Parecía imposible, pero Madrid seguía igual. Desastre tapado, no arreglado. Las miradas dirigidas hacia el suelo. Oscuridad completa y un irrespirable olor a usado. No podía identificar como cierto aquello que contaba cada noche y una voz aguardentosa a través las ondas de Radio Pirineos, no creía en una España de vencedores y vencidos.
Eran las tres de la tarde, y nadie andaba por la calle. Ya no hacía frío, pero aún así las mujeres no dejaban su lugar detrás de la ventana, observando al otro para no cometer los mismos errores.
El coche de padre andaba ya hacia mí, compartiendo espacio, contribuyendo al eco del lugar. Le di mi maletín médico, cuidadosamente reposado en los pies del asiento. La maleta llevó peor suerte.
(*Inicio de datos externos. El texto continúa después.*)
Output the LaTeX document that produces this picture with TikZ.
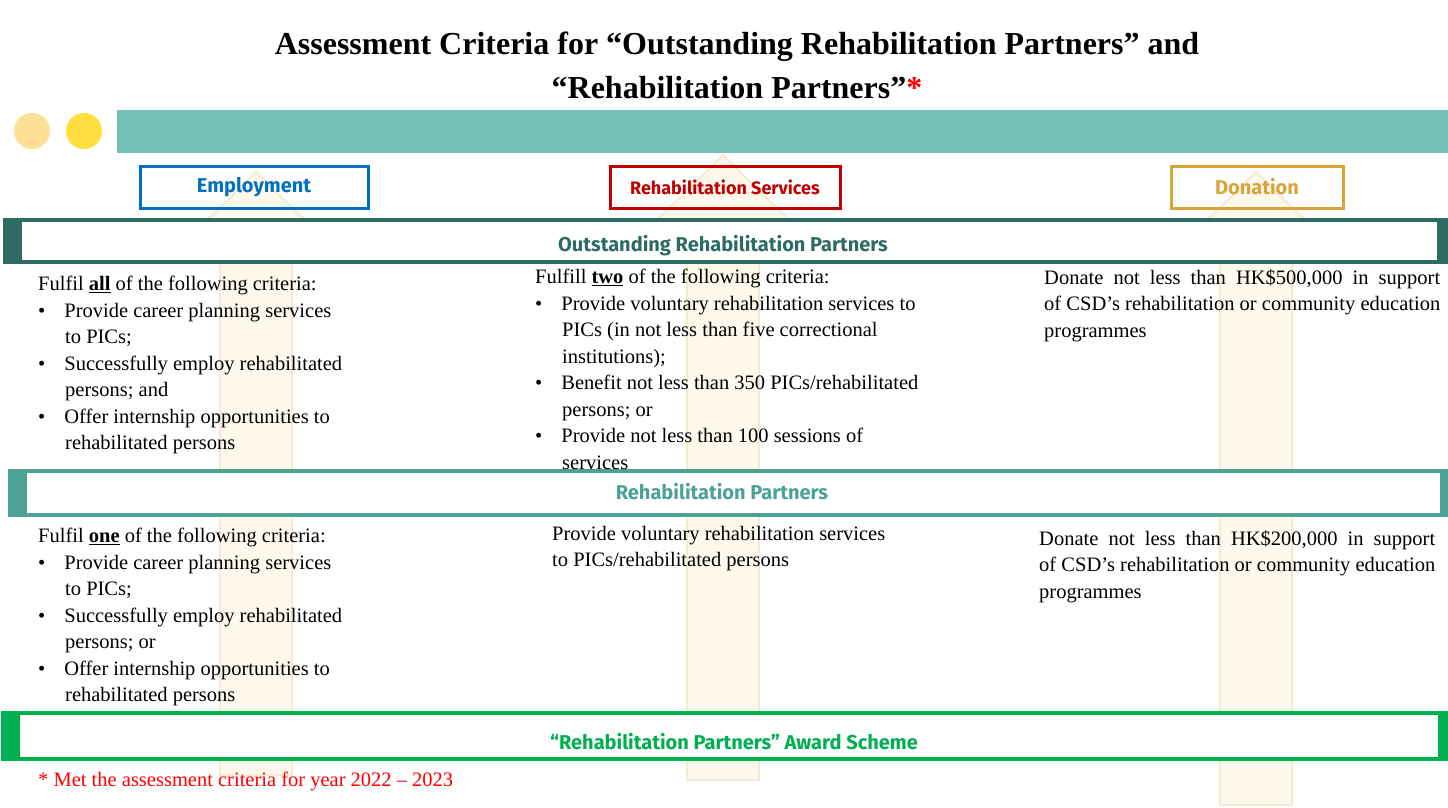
\documentclass[tikz,border=0pt]{standalone}
\usepackage{fontspec}
\setmainfont{Liberation Serif}
\newfontfamily\headfont{Fira Sans}
\usetikzlibrary{positioning}
\definecolor{teal1}{HTML}{75C1B8}
\definecolor{dkgreen}{HTML}{2E6B62}
\definecolor{mdgreen}{HTML}{4BA295}
\definecolor{brgreen}{HTML}{00B050}
\definecolor{empblue}{HTML}{0070C0}
\definecolor{servred}{HTML}{C00000}
\definecolor{dongold}{HTML}{D9A437}
\definecolor{arrowfill}{HTML}{FEF9EC}
\definecolor{arrowline}{HTML}{F5EBD3}
\begin{document}
\begin{tikzpicture}[x=1pt,y=-1pt]
\tikzset{
    catbox/.style={%
        draw, line width=3pt,
        minimum width=228pt, minimum height=42pt,
        font=\headfont\bfseries\fontsize{20}{22}\selectfont
        },
    bartext/.style={%
        font=\headfont\bfseries\fontsize{20}{22}\selectfont
        },
    body/.style={%
        font=\fontsize{20.5}{26.5}\selectfont,
        inner sep=0pt, align=left, anchor=north west
        },
    upshaft/.style={%
        fill=arrowfill, draw=arrowline, line width=2pt
        },
}
\useasboundingbox (0,0) rectangle (1448,807);
%%%ARROWS
\foreach \cx/\top/\bot in {256/172/775, 723/155/780, 1256/172/805}{
  \draw[upshaft] (\cx-36,\bot) -- (\cx-36,\top+72) -- (\cx-73,\top+72) -- (\cx,\top)
    -- (\cx+73,\top+72) -- (\cx+36,\top+72) -- (\cx+36,\bot) -- cycle;
}
%%%TITLE
\node[font=\bfseries\fontsize{32}{44}\selectfont, align=center] (title) at (737,65)
  {Assessment Criteria for “Outstanding Rehabilitation Partners” and\\
   “Rehabilitation Partners”\textcolor{red}{*}};
%%%TOP BAR
\fill[yellow!45!orange!40] (32,131) circle (18);
\fill[orange!35!yellow!75] (84,131) circle (18);
\fill[teal1] (117,110) rectangle (1448,153);
%%%CATEGORIES
\node[catbox, draw=empblue, text=empblue] (emp) at (254,187) {Employment};
\node[catbox, draw=servred, text=servred, minimum width=230pt] (serv) at (725,187) {\fontsize{18}{20}\selectfont Rehabilitation Services};
\node[catbox, draw=dongold, text=dongold, minimum width=172pt] (don) at (1257,187) {Donation};
%%%LEVEL BARS
\fill[dkgreen] (3,218) rectangle (1448,264);
\fill[white] (22,222) rectangle (1437,260);
\node[bartext, text=dkgreen] (orp) at (723,246) {Outstanding Rehabilitation Partners};
\fill[mdgreen] (8,469) rectangle (1448,517);
\fill[white] (27,473) rectangle (1440,513);
\node[bartext, text=mdgreen] (rp) at (722,492) {Rehabilitation Partners};
\fill[brgreen] (1,711) rectangle (1448,761);
\fill[white] (20,715) rectangle (1438,757);
\node[bartext, text=brgreen] (award) at (734,742) {“Rehabilitation Partners” Award Scheme};
%%%TEXTS
\node[body] (empo) at (38,276) {Fulfil \underline{\textbf{all}} of the following criteria:\\
  •\hspace{19pt}Provide career planning services\\
  \hspace{27pt}to PICs;\\
  •\hspace{19pt}Successfully employ rehabilitated\\
  \hspace{27pt}persons; and\\
  •\hspace{19pt}Offer internship opportunities to\\
  \hspace{27pt}rehabilitated persons};
\node[body] (servo) at (535,269) {Fulfill \underline{\textbf{two}} of the following criteria:\\
  •\hspace{19pt}Provide voluntary rehabilitation services to\\
  \hspace{27pt}PICs (in not less than five correctional\\
  \hspace{27pt}institutions);\\
  •\hspace{19pt}Benefit not less than 350 PICs/rehabilitated\\
  \hspace{27pt}persons; or\\
  •\hspace{19pt}Provide not less than 100 sessions of\\
  \hspace{27pt}services};
\node[body, text width=396pt, align=justify] (dono) at (1044,269)
  {Donate not less than HK\$500,000 in support of CSD’s rehabilitation or community education programmes};
\node[body] (empr) at (38,528) {Fulfil \underline{\textbf{one}} of the following criteria:\\
  •\hspace{19pt}Provide career planning services\\
  \hspace{27pt}to PICs;\\
  •\hspace{19pt}Successfully employ rehabilitated\\
  \hspace{27pt}persons; or\\
  •\hspace{19pt}Offer internship opportunities to\\
  \hspace{27pt}rehabilitated persons};
\node[body] (servr) at (552,526) {Provide voluntary rehabilitation services\\
  to PICs/rehabilitated persons};
\node[body, text width=396pt, align=justify] (donr) at (1039,530)
  {Donate not less than HK\$200,000 in support of CSD’s rehabilitation or community education programmes};
\node[body, text=red] (note) at (38,772) {* Met the assessment criteria for year 2022 – 2023};
\end{tikzpicture}
\end{document}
Podía oír los pensamientos de padre, pero no su voz. Silencio. Sabía que me había ido de allí por algo, y ese algo no le preocupaba, le repudiaba. Veinte largos minutos entre ruido de escape, ojos secos de no pestañear o secos de llorar.
Él se quedó en el coche. Yo subí por la escalera de servicio para no suscitar curiosidades innecesarias a los vecinos. Abrí la puerta despacio, cuidadosa, pero sonaron las bisagras, algo que interpreté como la más calurosa de las bienvenidas. Madre sentada en el tresillo, con las piernas juntas oyendo la radio, y tejiendo. Nunca la había visto tejer. Tejía mi ajuar, esas fueron sus primeras palabras.
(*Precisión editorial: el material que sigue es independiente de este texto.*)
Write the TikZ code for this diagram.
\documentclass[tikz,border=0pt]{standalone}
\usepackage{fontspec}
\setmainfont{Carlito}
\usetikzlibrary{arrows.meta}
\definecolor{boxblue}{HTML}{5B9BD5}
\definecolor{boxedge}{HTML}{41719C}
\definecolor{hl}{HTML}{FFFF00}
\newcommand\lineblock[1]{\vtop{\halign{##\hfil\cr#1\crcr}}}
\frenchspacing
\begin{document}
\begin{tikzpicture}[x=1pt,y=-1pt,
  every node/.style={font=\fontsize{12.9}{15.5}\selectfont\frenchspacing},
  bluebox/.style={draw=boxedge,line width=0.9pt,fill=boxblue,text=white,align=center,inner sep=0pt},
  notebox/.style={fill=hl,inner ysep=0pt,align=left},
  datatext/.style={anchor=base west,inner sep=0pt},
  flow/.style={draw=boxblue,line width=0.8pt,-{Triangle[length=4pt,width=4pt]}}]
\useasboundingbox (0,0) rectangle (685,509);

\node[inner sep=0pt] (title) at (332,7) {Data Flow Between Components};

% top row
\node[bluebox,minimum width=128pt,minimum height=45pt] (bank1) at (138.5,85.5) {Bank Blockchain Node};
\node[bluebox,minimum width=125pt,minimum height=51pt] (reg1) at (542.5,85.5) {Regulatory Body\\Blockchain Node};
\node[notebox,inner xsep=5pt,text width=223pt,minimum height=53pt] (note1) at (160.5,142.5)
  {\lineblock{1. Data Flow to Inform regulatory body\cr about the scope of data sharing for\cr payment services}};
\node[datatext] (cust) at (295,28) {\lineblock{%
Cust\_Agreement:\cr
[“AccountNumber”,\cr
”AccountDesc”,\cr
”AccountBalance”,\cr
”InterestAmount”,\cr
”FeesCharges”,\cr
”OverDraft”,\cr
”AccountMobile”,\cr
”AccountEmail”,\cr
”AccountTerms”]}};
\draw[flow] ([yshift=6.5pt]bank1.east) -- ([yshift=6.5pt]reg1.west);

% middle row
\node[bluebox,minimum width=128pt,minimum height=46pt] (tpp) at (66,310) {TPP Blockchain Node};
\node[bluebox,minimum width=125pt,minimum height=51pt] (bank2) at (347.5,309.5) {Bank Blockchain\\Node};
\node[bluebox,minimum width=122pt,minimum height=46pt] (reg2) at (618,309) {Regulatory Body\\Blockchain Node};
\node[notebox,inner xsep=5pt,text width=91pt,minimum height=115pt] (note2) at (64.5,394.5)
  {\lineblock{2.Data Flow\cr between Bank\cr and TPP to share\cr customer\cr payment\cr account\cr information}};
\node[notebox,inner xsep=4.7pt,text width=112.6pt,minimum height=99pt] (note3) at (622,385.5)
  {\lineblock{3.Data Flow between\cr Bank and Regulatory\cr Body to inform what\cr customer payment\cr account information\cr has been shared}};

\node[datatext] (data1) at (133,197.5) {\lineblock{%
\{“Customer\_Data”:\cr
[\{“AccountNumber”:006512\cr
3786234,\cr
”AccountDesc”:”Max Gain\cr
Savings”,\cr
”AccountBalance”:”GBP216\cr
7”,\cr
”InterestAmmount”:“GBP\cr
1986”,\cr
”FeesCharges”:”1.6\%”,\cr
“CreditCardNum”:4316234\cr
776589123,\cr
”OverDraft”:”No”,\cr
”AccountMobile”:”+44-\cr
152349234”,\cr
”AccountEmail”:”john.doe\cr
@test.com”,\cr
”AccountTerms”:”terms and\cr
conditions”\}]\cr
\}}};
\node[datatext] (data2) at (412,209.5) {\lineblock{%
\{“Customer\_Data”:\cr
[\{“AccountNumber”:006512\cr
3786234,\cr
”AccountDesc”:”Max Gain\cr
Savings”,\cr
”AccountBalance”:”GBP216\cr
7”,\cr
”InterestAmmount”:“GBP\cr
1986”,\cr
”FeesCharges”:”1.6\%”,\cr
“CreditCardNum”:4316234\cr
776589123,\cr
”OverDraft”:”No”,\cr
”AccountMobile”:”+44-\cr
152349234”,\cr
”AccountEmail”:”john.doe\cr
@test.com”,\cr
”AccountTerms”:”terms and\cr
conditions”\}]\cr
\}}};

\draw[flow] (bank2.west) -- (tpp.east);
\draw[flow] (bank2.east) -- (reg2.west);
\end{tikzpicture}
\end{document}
-Tienes que estar decente para tu esposo.
No fui capaz de sentir un escalofrío ante sus reproches vestidos de sentencia. Y es que había gastado hasta la última bala en intentar acercarme a ella mientras ella construía un muro. Besé su mejilla derecha como quien besa una fría pared de mármol.
Tuvieron que pasar tres horas para que chirriara la puerta por segunda vez. Era Carlos, pisadas firmes y rápidas. Venía a buscarme.
-¡Hermana!, ¡Te echaba tanto de menos!, ¿Dónde has estado todo este tiempo?, ¿Por qué no me llamaste?
-No preguntes, padre te diría que es mejor callar que decir las verdades.
-Tienes razón, me da igual. Ya has vuelto. Pero no cambiará que quiera saber lo que ha pasado.
Casi sentí derretirme entre sus fornidos brazos con olor a almidón. Seguía tan guapo y apuesto como de costumbre, mas no tenía la tez fin, visitaba al barbero cada vez con más asiduidad. Fuimos a caminar, me llevaba del brazo orgulloso, y yo levantaba la cabeza por primera vez desde que llegue a España, me gustaba porque era como antes. Con la otra mano, sostenía churros y una flor.
No era imposible, ya lo había soñado muchas otras noches. Al cruzar el lago en barca paseaba por la orilla. Le vi y me vio. Nos sentimos. Mantuvo la posición del cuello hasta que lo torció para seguirme con la vista. Quería bajarme y correr sobre sus brazos, las aguas del lago eran lo de menos, había obstáculos mucho más grandes que mojarse los zapatos.
Había pasado por la vicaría. No era un adiós. Me gustaba escribir en las tapas de cartón de las libretas agotadas.